Blending residential warmth and familiarity with pragmatic commercial design elements, the so-called “resimercial” trend sits at the intersection of the home and the office. This less formal, highly adaptable style appeals to younger workers, as well as to forward-thinking industries like technology and marketing. It can boost productivity, creativity, and even employee wellness.
The uptight boardroom is being replaced by meeting rooms and breakout areas that are cozier and more casual. Common areas or “social zones” have an aesthetic and texture akin to your local coffee shop with area rugs, plush seating, and ottomans for kicking up your feet. Workstations have ergonomic chairs that allow you to lean back and get comfortable.
Today’s workplace is all about flexibility, and that applies to the way a workspace is utilized, the furniture and equipment that fills it, and the people who work in it.
The open plan office that has come into vogue means space has become highly adaptable—allowing people to work in groups or on their own. Portable dividers, whiteboards on wheels, and easy-to-move seating and work surfaces mean a space can be converted from casual common area to meeting room in a flash.
Flexibility with work schedules and locations also is a key driver of employee satisfaction. And satisfied workers are more productive. Employees are increasingly taking advantage of the ability to work remotely, either from home or from a shared workspace.
In fact, according to recent research, 14 percent of all corporate employees now use coworking spaces to work remotely on a regular basis. Trading a private office for a shared desk and increased flexibility is an exchange more and more employees will happily make.
The workforce today is made up of a diverse array of employees, spanning numerous generations. You have everything from Baby Boomers to Gen Zers, also known as the iGen since they have never known a world without the internet and smartphones. Designing an office that works for such a broad range of ages takes thoughtful planning.

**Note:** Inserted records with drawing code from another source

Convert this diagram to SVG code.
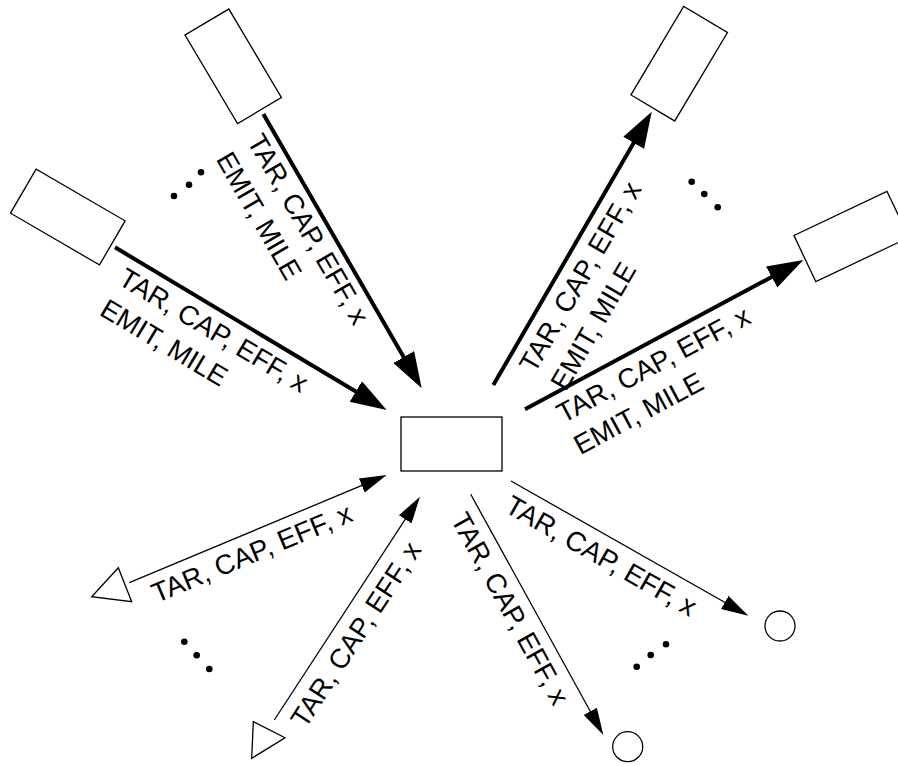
<svg xmlns="http://www.w3.org/2000/svg" width="898" height="766" viewBox="0 0 898 766">
<style>
.box{fill:#fff;stroke:#000;stroke-width:1.3}
.thick{stroke:#000;stroke-width:4;fill:none}
.thin{stroke:#000;stroke-width:1.3;fill:none}
.lbl{font-family:"Liberation Sans",Arial,sans-serif;font-size:27.5px;fill:#000}
.dot{fill:#000}
</style>
<defs>
<marker id="bigHead" markerUnits="userSpaceOnUse" markerWidth="38" markerHeight="26" refX="21" refY="12" orient="auto">
<path d="M0,0 L36,12 L0,24 Z" fill="#000"/>
</marker>
<marker id="smallHead" markerUnits="userSpaceOnUse" markerWidth="28" markerHeight="16" refX="17" refY="7.5" orient="auto">
<path d="M0,0 L27,7.5 L0,15 Z" fill="#000"/>
</marker>
</defs>
<g id="center"><rect class="box" x="401" y="417" width="101" height="54"/></g>
<g id="srcTop"><rect class="box" x="-51.5" y="-25.5" width="103" height="51" transform="translate(233.2,66.3) rotate(59.3)"/></g>
<g id="srcLeft"><rect class="box" x="-51.5" y="-25.5" width="103" height="51" transform="translate(67.8,217) rotate(30.2)"/></g>
<g id="dstTop"><rect class="box" x="-51.5" y="-25.5" width="103" height="51" transform="translate(679.2,63.7) rotate(-59.2)"/></g>
<g id="dstRight"><rect class="box" x="-51.5" y="-25.5" width="103" height="51" transform="translate(851.4,236.5) rotate(-25.4)"/></g>
<g id="triLeft"><polygon class="box" points="91.7,596.7 118.3,567.7 131.7,601.7"/></g>
<g id="triBottom"><polygon class="box" points="253.3,721.7 285,737.7 251.7,758.3"/></g>
<g id="circRight"><circle class="box" cx="780" cy="626" r="15"/></g>
<g id="circBottom"><circle class="box" cx="627.7" cy="746.7" r="15"/></g>
<g id="connectors">
<line class="thick" x1="263.3" y1="114" x2="414.2" y2="375.3" marker-end="url(#bigHead)"/>
<line class="thick" x1="115" y1="247.3" x2="373.8" y2="402.3" marker-end="url(#bigHead)"/>
<line class="thick" x1="493.3" y1="385" x2="644.2" y2="124.7" marker-end="url(#bigHead)"/>
<line class="thick" x1="525" y1="409.3" x2="790.1" y2="267.1" marker-end="url(#bigHead)"/>
<line class="thin" x1="129.3" y1="582.7" x2="377.5" y2="478.9" marker-end="url(#smallHead)"/>
<line class="thin" x1="274.3" y1="720" x2="414.5" y2="505.1" marker-end="url(#smallHead)"/>
<line class="thin" x1="511" y1="481" x2="739.6" y2="610.8" marker-end="url(#smallHead)"/>
<line class="thin" x1="470.7" y1="494.3" x2="598.5" y2="726.2" marker-end="url(#smallHead)"/>
</g>
<g id="labels">
<text class="lbl" transform="translate(246.6,141) rotate(60)"><tspan x="0" y="0">TAR, CAP, EFF, x</tspan><tspan x="0" y="36">EMIT, MILE</tspan></text>
<text class="lbl" transform="translate(116.8,283.3) rotate(30.9)"><tspan x="0" y="0">TAR, CAP, EFF, x</tspan><tspan x="0" y="36">EMIT, MILE</tspan></text>
<text class="lbl" transform="translate(534.6,374.3) rotate(-59.9)"><tspan x="0" y="0">TAR, CAP, EFF, x</tspan><tspan x="0" y="36">EMIT, MILE</tspan></text>
<text class="lbl" transform="translate(563.3,423.5) rotate(-28.2)"><tspan x="0" y="0">TAR, CAP, EFF, x</tspan><tspan x="0" y="36">EMIT, MILE</tspan></text>
<text class="lbl" transform="translate(156.4,603.3) rotate(-22.7)">TAR, CAP, EFF, x</text>
<text class="lbl" transform="translate(305.2,729.4) rotate(-56.9)">TAR, CAP, EFF, x</text>
<text class="lbl" transform="translate(503.2,511) rotate(29.6)">TAR, CAP, EFF, x</text>
<text class="lbl" transform="translate(450.2,519.3) rotate(61.15)">TAR, CAP, EFF, x</text>
</g>
<g id="ellipses">
<circle class="dot" cx="174" cy="196" r="3.3"/><circle class="dot" cx="189" cy="184.7" r="3.3"/><circle class="dot" cx="201" cy="172.3" r="3.3"/>
<circle class="dot" cx="691.7" cy="181.7" r="3.3"/><circle class="dot" cx="704.3" cy="194" r="3.3"/><circle class="dot" cx="717.7" cy="207.3" r="3.3"/>
<circle class="dot" cx="184.3" cy="641.7" r="3.3"/><circle class="dot" cx="196.7" cy="655.3" r="3.3"/><circle class="dot" cx="209.3" cy="669" r="3.3"/>
<circle class="dot" cx="666" cy="644.3" r="3.3"/><circle class="dot" cx="650.7" cy="655" r="3.3"/><circle class="dot" cx="636.7" cy="666.7" r="3.3"/>
</g>
</svg>
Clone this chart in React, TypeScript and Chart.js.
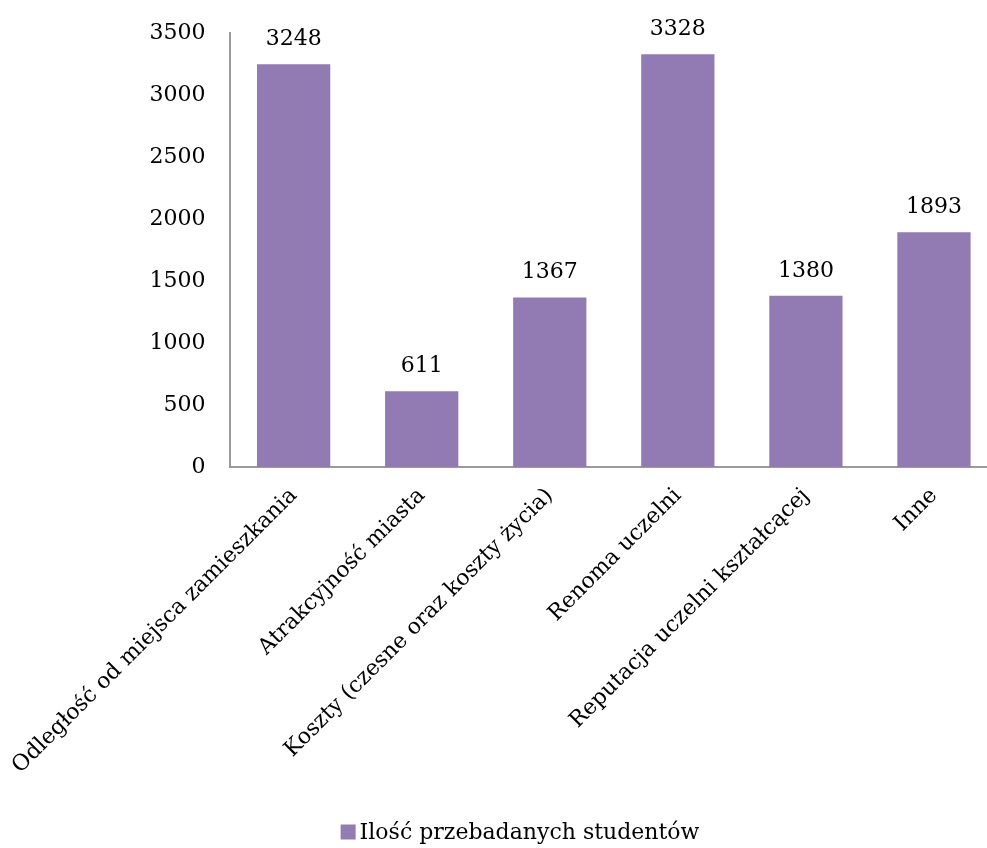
import React, { useEffect, useRef } from "react";
import { Chart, registerables } from "chart.js";

Chart.register(...registerables);

const categories: string[] = [
  "Odległość od miejsca zamieszkania",
  "Atrakcyjność miasta",
  "Koszty (czesne oraz koszty życia)",
  "Renoma uczelni",
  "Reputacja uczelni kształcącej",
  "Inne",
];
const seriesName = "Ilość przebadanych studentów";
const values: number[] = [3248, 611, 1367, 3328, 1380, 1893];
const yMin = 0;
const yMax = 3500;
const yStep = 500;

const FONT = "'DejaVu Serif', serif";
const BAR = "#927AB2";

const valueLabels = {
  id: "valueLabels",
  afterDatasetsDraw(chart: any) {
    const ctx = chart.ctx;
    const meta = chart.getDatasetMeta(0);
    ctx.save();
    ctx.font = `22px ${FONT}`;
    ctx.fillStyle = "#000";
    ctx.textAlign = "center";
    ctx.textBaseline = "bottom";
    meta.data.forEach((el: any, i: number) => {
      ctx.fillText(String(chart.data.datasets[0].data[i]), el.x, el.y - 14);
    });
    ctx.restore();
  },
};

const bottomLegend = {
  id: "bottomLegend",
  afterDraw(chart: any) {
    const ctx = chart.ctx;
    const label = chart.data.datasets[0].label as string;
    ctx.save();
    ctx.font = `22px ${FONT}`;
    const tw = ctx.measureText(label).width;
    const box = 15;
    const gap = 4;
    const total = box + gap + tw;
    const cx = 520;
    const cy = 832;
    const x0 = cx - total / 2;
    ctx.fillStyle = chart.data.datasets[0].backgroundColor;
    ctx.fillRect(x0, cy - box / 2, box, box);
    ctx.fillStyle = "#000";
    ctx.textAlign = "left";
    ctx.textBaseline = "middle";
    ctx.fillText(label, x0 + box + gap, cy + 1);
    ctx.restore();
  },
};

export default function App() {
  const ref = useRef<HTMLCanvasElement | null>(null);
  useEffect(() => {
    document.body.style.margin = "0";
    const chart = new Chart(ref.current as HTMLCanvasElement, {
      type: "bar",
      data: {
        labels: categories,
        datasets: [
          {
            label: seriesName,
            data: values,
            backgroundColor: BAR,
            borderWidth: 0,
            categoryPercentage: 1,
            barPercentage: 0.572,
          },
        ],
      },
      options: {
        animation: false,
        responsive: false,
        devicePixelRatio: 1,
        layout: { padding: { top: 33, right: 42, left: 3, bottom: 61 } },
        plugins: {
          tooltip: { enabled: false },
          legend: { display: false },
        },
        scales: {
          x: {
            grid: { display: false },
            border: { display: true, color: "#9A9A9A", width: 2 },
            ticks: {
              autoSkip: false,
              minRotation: 45,
              maxRotation: 45,
              color: "#000",
              padding: 8,
              font: { family: FONT, size: 22 },
            },
          },
          y: {
            min: yMin,
            max: yMax,
            grid: { display: false },
            border: { display: true, color: "#9A9A9A", width: 2 },
            ticks: {
              stepSize: yStep,
              color: "#000",
              padding: 16,
              font: { family: FONT, size: 22 },
              callback: (v: any) => String(v),
            },
          },
        },
      },
      plugins: [valueLabels, bottomLegend],
    });
    return () => chart.destroy();
  }, []);
  return (
    <div style={{ position: "absolute", left: 0, top: 0, width: 987, height: 848, overflow: "hidden", background: "#fff" }}>
      <canvas ref={ref} width={1040} height={848} style={{ width: 1040, height: 848 }} />
    </div>
  );
}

Older generations, for example, generally are accustomed to having a more formal workspace—one where titles are important for making office hierarchy clear, and where private offices and a designated boardroom are the norm. Younger generations typically value a more egalitarian office with an adaptable open plan design and first-come first-served work spaces.
It is challenging to create a workplace that is every single person’s ideal office. Thus, the key is to determine what are the “must-haves” for each employee and do your best to accommodate those top-priority features. For example, while most design work is now done on computer, we recently had a client whose older employees still prefer to use pencil and paper to do their sketches. We therefore found a way to keep a drafting table in their newly designed workspace.
What your office says about your business says a lot.